What is expected:
Starting at the top of the listing, extract every line up to and including the one with "15.8, 15.86, 15.9];". Pictures stay out of the copy.
────
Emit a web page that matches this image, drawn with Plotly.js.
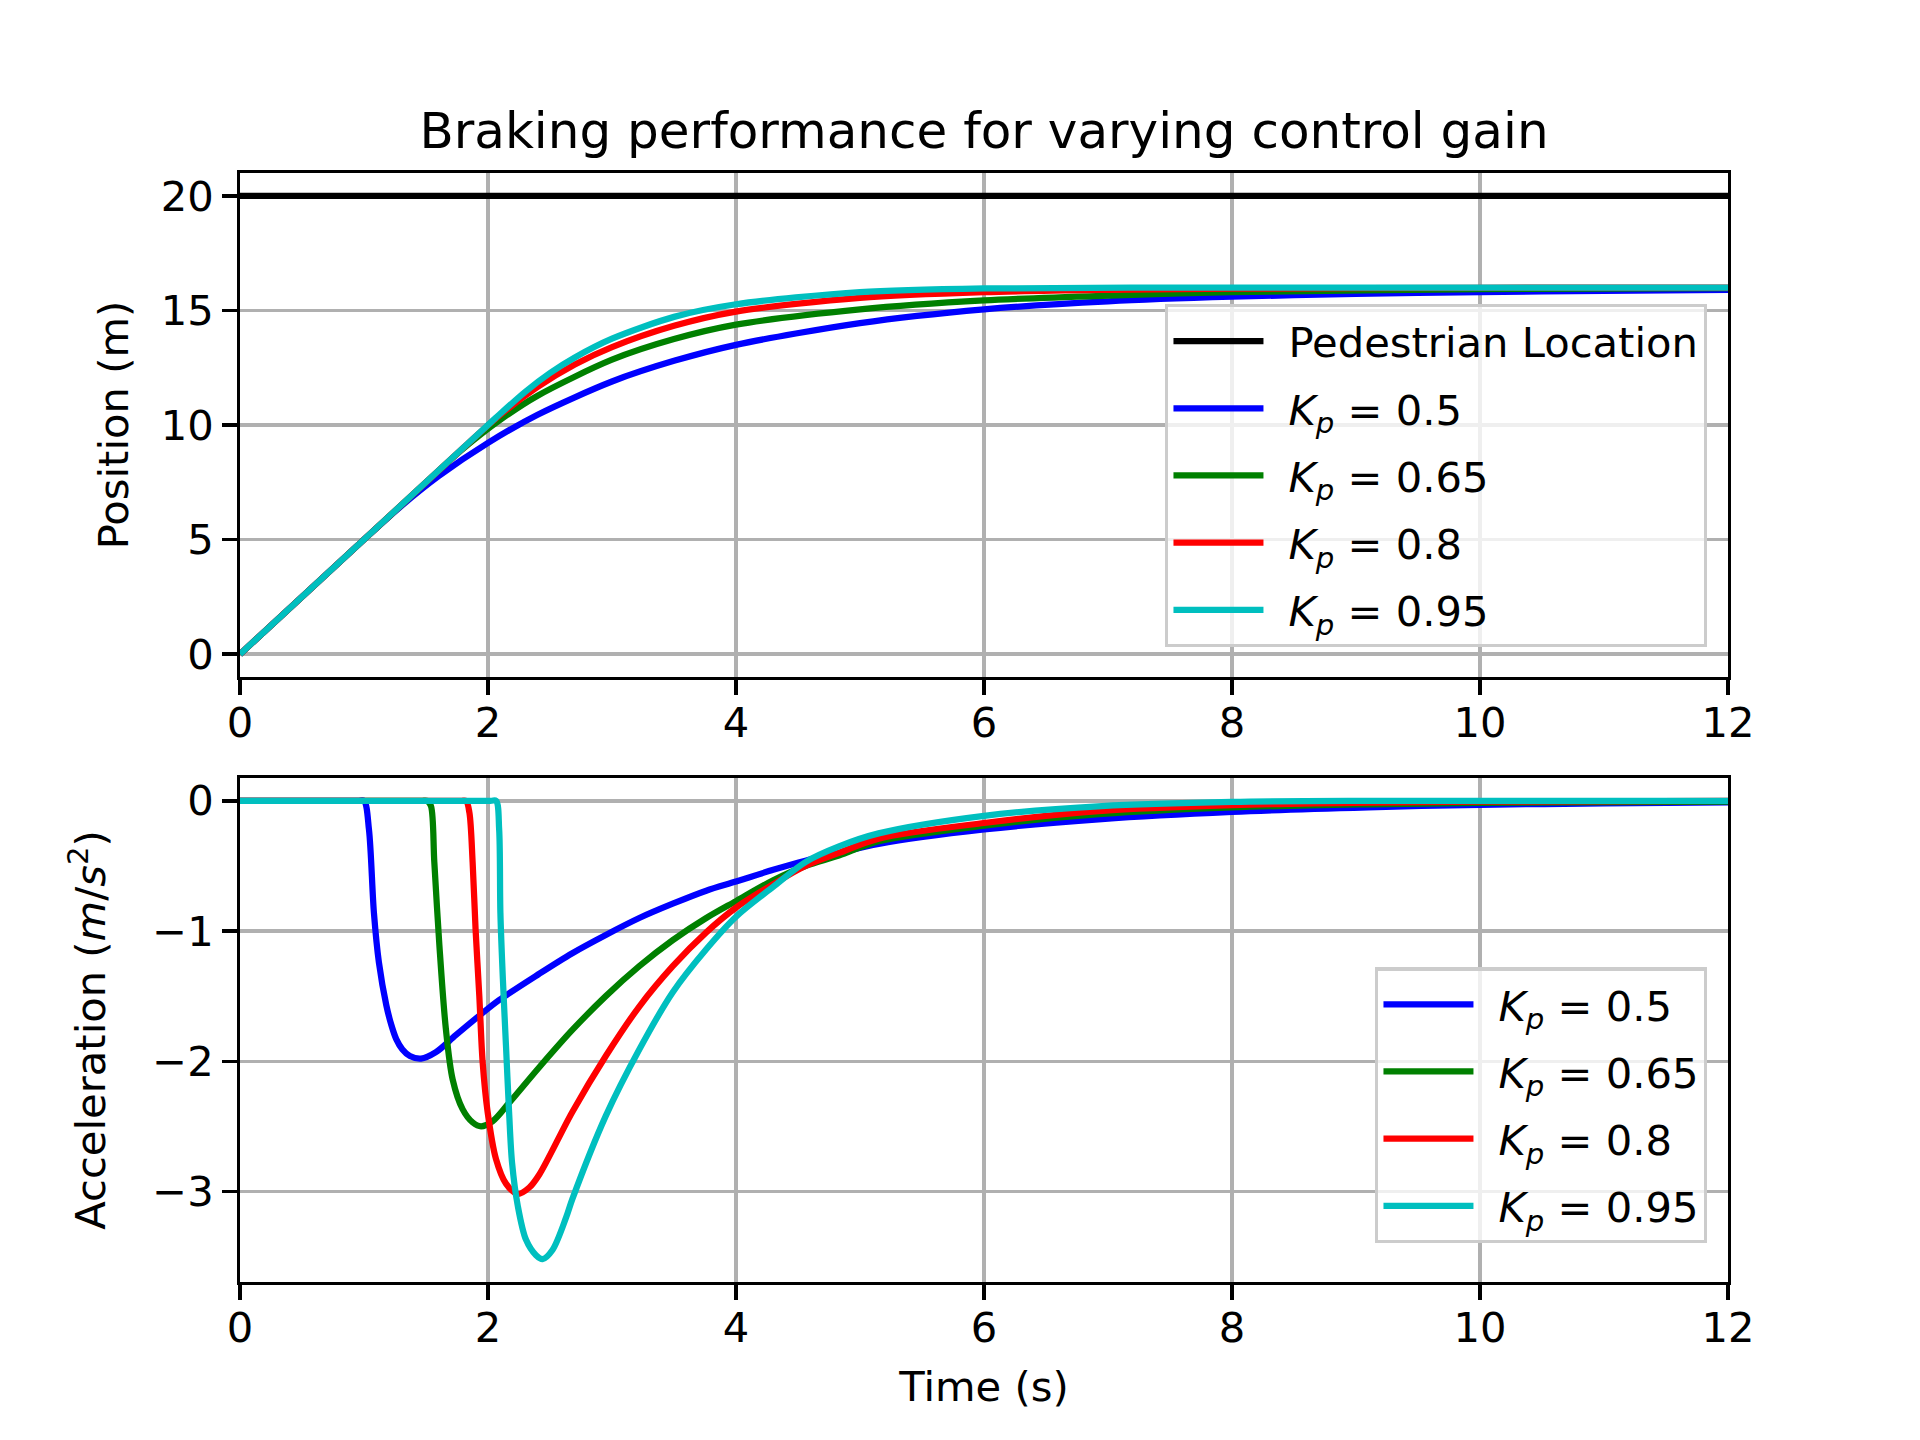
<!DOCTYPE html>
<html>
<head>
<meta charset="utf-8">
<script src="https://cdn.plot.ly/plotly-3.0.1.min.js"></script>
<style>
  body { margin: 0; background: #fff; }
  #chart { width: 1920px; height: 1440px; }
</style>
</head>
<body>
<div id="chart"></div>
<script>
// values

const pedTime = [0, 12];
const pedPos = [20, 20];

// position (m)
const tPos05 = [0, 1, 1.3, 1.6, 2, 2.4, 3, 3.5, 4, 5, 6, 7, 8, 9, 10, 11, 12];
const pos05 = [0, 5, 6.46, 7.76, 9.22, 10.45, 11.9, 12.8, 13.5, 14.45, 15.05, 15.4, 15.6, 15.72, 15.8, 15.86, 15.9];

const tPos065 = [0, 1, 1.5, 1.8, 2.1, 2.4, 3, 3.5, 4, 5, 6, 7, 8, 10, 12];
const pos065 = [0, 5, 7.5, 8.97, 10.23, 11.28, 12.85, 13.75, 14.38, 15.05, 15.44, 15.65, 15.8, 15.93, 15.98];

const tPos08 = [0, 1, 1.82, 2.06, 2.4, 2.7, 3, 3.5, 4, 5, 6, 7, 8, 10, 12];
const pos08 = [0, 5, 9.1, 10.27, 11.66, 12.64, 13.4, 14.33, 14.95, 15.55, 15.8, 15.9, 15.95, 15.99, 16.0];

const tPos095 = [0, 1, 2.06, 2.3, 2.5, 2.7, 3, 3.5, 4, 5, 6, 8, 12];
const pos095 = [0, 5, 10.3, 11.45, 12.27, 12.95, 13.77, 14.72, 15.27, 15.8, 15.96, 16.0, 16.0];

// acceleration (m/s^2)
const tAcc05 = [0, 0.95, 1.0, 1.04, 1.08, 1.12, 1.18, 1.22, 1.26, 1.31, 1.37, 1.46, 1.58, 1.74, 1.93, 2.09, 2.41, 2.68, 2.95, 3.22, 3.49, 3.76, 4.0, 4.3, 4.56, 4.83, 5.15, 6.0, 6.95, 8.0, 9.1, 10.0, 11.0, 12.0];
const acc05 = [0, 0, 0, -0.22, -0.86, -1.24, -1.57, -1.72, -1.83, -1.91, -1.96, -1.98, -1.93, -1.80, -1.65, -1.53, -1.33, -1.17, -1.03, -0.90, -0.79, -0.69, -0.62, -0.53, -0.46, -0.40, -0.33, -0.22, -0.14, -0.085, -0.05, -0.03, -0.02, -0.012];

const tAcc065 = [0, 1.46, 1.51, 1.54, 1.567, 1.608, 1.66, 1.715, 1.796, 1.876, 1.944, 2.038, 2.17, 2.41, 2.68, 2.95, 3.22, 3.49, 3.76, 4.0, 4.3, 4.56, 4.83, 5.15, 6.0, 6.95, 8.0, 9.1, 10.0, 12.0];
const acc065 = [0, 0, 0, -0.04, -0.47, -1.11, -1.75, -2.14, -2.37, -2.47, -2.50, -2.46, -2.32, -2.05, -1.76, -1.50, -1.27, -1.07, -0.90, -0.77, -0.61, -0.50, -0.42, -0.31, -0.19, -0.10, -0.05, -0.026, -0.015, -0.005];

const tAcc08 = [0, 1.78, 1.823, 1.85, 1.876, 1.90, 1.93, 1.957, 1.997, 2.064, 2.145, 2.24, 2.333, 2.414, 2.68, 2.95, 3.22, 3.49, 3.76, 4.0, 4.3, 4.56, 4.83, 5.15, 6.0, 6.95, 8.0, 9.1, 10.0, 12.0];
const acc08 = [0, 0, 0, -0.09, -0.47, -0.99, -1.50, -2.01, -2.39, -2.75, -2.94, -3.02, -2.97, -2.87, -2.39, -1.96, -1.58, -1.27, -1.01, -0.82, -0.64, -0.50, -0.40, -0.29, -0.17, -0.077, -0.033, -0.013, -0.006, -0.001];

const tAcc095 = [0, 2.02, 2.065, 2.09, 2.10, 2.12, 2.145, 2.17, 2.194, 2.24, 2.306, 2.387, 2.44, 2.52, 2.63, 2.68, 2.95, 3.22, 3.49, 3.76, 4.0, 4.3, 4.56, 4.83, 5.15, 6.0, 6.95, 8.0, 9.1, 12.0];
const acc095 = [0, 0, 0, -0.22, -0.86, -1.37, -1.88, -2.39, -2.78, -3.11, -3.37, -3.49, -3.52, -3.45, -3.2, -3.06, -2.42, -1.91, -1.47, -1.14, -0.89, -0.66, -0.47, -0.35, -0.25, -0.115, -0.04, -0.008, 0, 0];

const gainLabels = ['0.5', '0.65', '0.8', '0.95'];
const colors = ['#0000ff', '#008000', '#ff0000', '#00bfbf'];

const LW = 6.25;
const FONT = 'DejaVu Sans, sans-serif';
const FS = 41.67;

kpName = (g) => '<i>K</i><sub><i>p</i></sub> = ' + g;

const posT = [tPos05, tPos065, tPos08, tPos095];
const posY = [pos05, pos065, pos08, pos095];
const accT = [tAcc05, tAcc065, tAcc08, tAcc095];
const accY = [acc05, acc065, acc08, acc095];

const traces = [{
    x: pedTime, y: pedPos, type: 'scatter', mode: 'lines',
    name: 'Pedestrian Location',
    line: {color: '#000000', width: LW},
    xaxis: 'x2', yaxis: 'y2', legend: 'legend', legendgroup: 'p'
}];

gainLabels.forEach((g, i) => {
    traces.push({
        x: posT[i], y: posY[i], type: 'scatter', mode: 'lines',
        name: kpName(g),
        line: {color: colors[i], width: LW, shape: 'spline', smoothing: 0.8},
        xaxis: 'x2', yaxis: 'y2', legend: 'legend', legendgroup: 'p' + i
    });
});

gainLabels.forEach((g, i) => {
    traces.push({
        x: accT[i], y: accY[i], type: 'scatter', mode: 'lines',
        name: kpName(g),
        line: {color: colors[i], width: LW, shape: 'spline', smoothing: 0.9},
        xaxis: 'x', yaxis: 'y', legend: 'legend2', legendgroup: 'a' + i
    });
});

axisStyle = (extra) => Object.assign({
    showline: true, mirror: true, linecolor: '#000', linewidth: 3.3,
    showgrid: true, gridcolor: '#b0b0b0', gridwidth: 3.3,
    zeroline: false,
    ticks: 'outside', ticklen: 14.6, tickwidth: 3.3, tickcolor: '#000',
    ticklabelstandoff: 14.6,
    tickfont: {family: FONT, size: FS, color: '#000'}
}, extra);

legendStyle = (x, y) => ({
    x: x, y: y, xanchor: 'right', yanchor: 'top',
    bgcolor: 'rgba(255,255,255,0.8)', bordercolor: '#cccccc', borderwidth: 3.3,
    font: {family: FONT, size: FS, color: '#000'},
    itemwidth: 110, tracegroupgap: 10, traceorder: 'grouped'
});

const layout = {
    width: 1920, height: 1440,
    paper_bgcolor: '#fff', plot_bgcolor: '#fff',
    margin: {l: 240, r: 192, t: 172.8, b: 158.4},
    font: {family: FONT, size: FS, color: '#000'},
    title: {
        text: 'Braking performance for varying control gain',
        font: {family: FONT, size: 50, color: '#000'},
        xref: 'paper', x: 0.5, xanchor: 'center',
        yref: 'container', y: 1 - 130 / 1440, yanchor: 'middle'
    },
    xaxis: axisStyle({
        domain: [0, 1], anchor: 'y', range: [0, 12], dtick: 2,
        ticklabelstandoff: -8,
        title: {text: 'Time (s)', font: {family: FONT, size: FS}, standoff: 22}
    }),
    yaxis: axisStyle({
        domain: [0, 0.4545], anchor: 'x', range: [-3.696, 0.176], dtick: 1,
        title: {text: 'Acceleration (<i>m</i>/<i>s</i><sup>2</sup>)', font: {family: FONT, size: FS}, standoff: 34}
    }),
    xaxis2: axisStyle({
        domain: [0, 1], anchor: 'y2', range: [0, 12], dtick: 2,
        ticklabelstandoff: -8
    }),
    yaxis2: axisStyle({
        domain: [0.5455, 1], anchor: 'x2', range: [-1, 21], dtick: 5,
        title: {text: 'Position (m)', font: {family: FONT, size: FS}, standoff: 20}
    }),
    legend: legendStyle(0.986, 0.8817),
    legend2: legendStyle(0.986, 0.2837),
    showlegend: true
};

Plotly.newPlot('chart', traces, layout, {displayModeBar: false, staticPlot: true}).then(() => {
    // longer legend handles, like the reference
    document.querySelectorAll('.legendlines path').forEach(p => p.setAttribute('d', 'M5,0h90'));
});
</script>
</body>
</html>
────
Solved problem:
Emit a web page that matches this image, drawn with Plotly.js.
<!DOCTYPE html>
<html>
<head>
<meta charset="utf-8">
<script src="https://cdn.plot.ly/plotly-3.0.1.min.js"></script>
<style>
  body { margin: 0; background: #fff; }
  #chart { width: 1920px; height: 1440px; }
</style>
</head>
<body>
<div id="chart"></div>
<script>
// values

const pedTime = [0, 12];
const pedPos = [20, 20];

// position (m)
const tPos05 = [0, 1, 1.3, 1.6, 2, 2.4, 3, 3.5, 4, 5, 6, 7, 8, 9, 10, 11, 12];
const pos05 = [0, 5, 6.46, 7.76, 9.22, 10.45, 11.9, 12.8, 13.5, 14.45, 15.05, 15.4, 15.6, 15.72, 15.8, 15.86, 15.9];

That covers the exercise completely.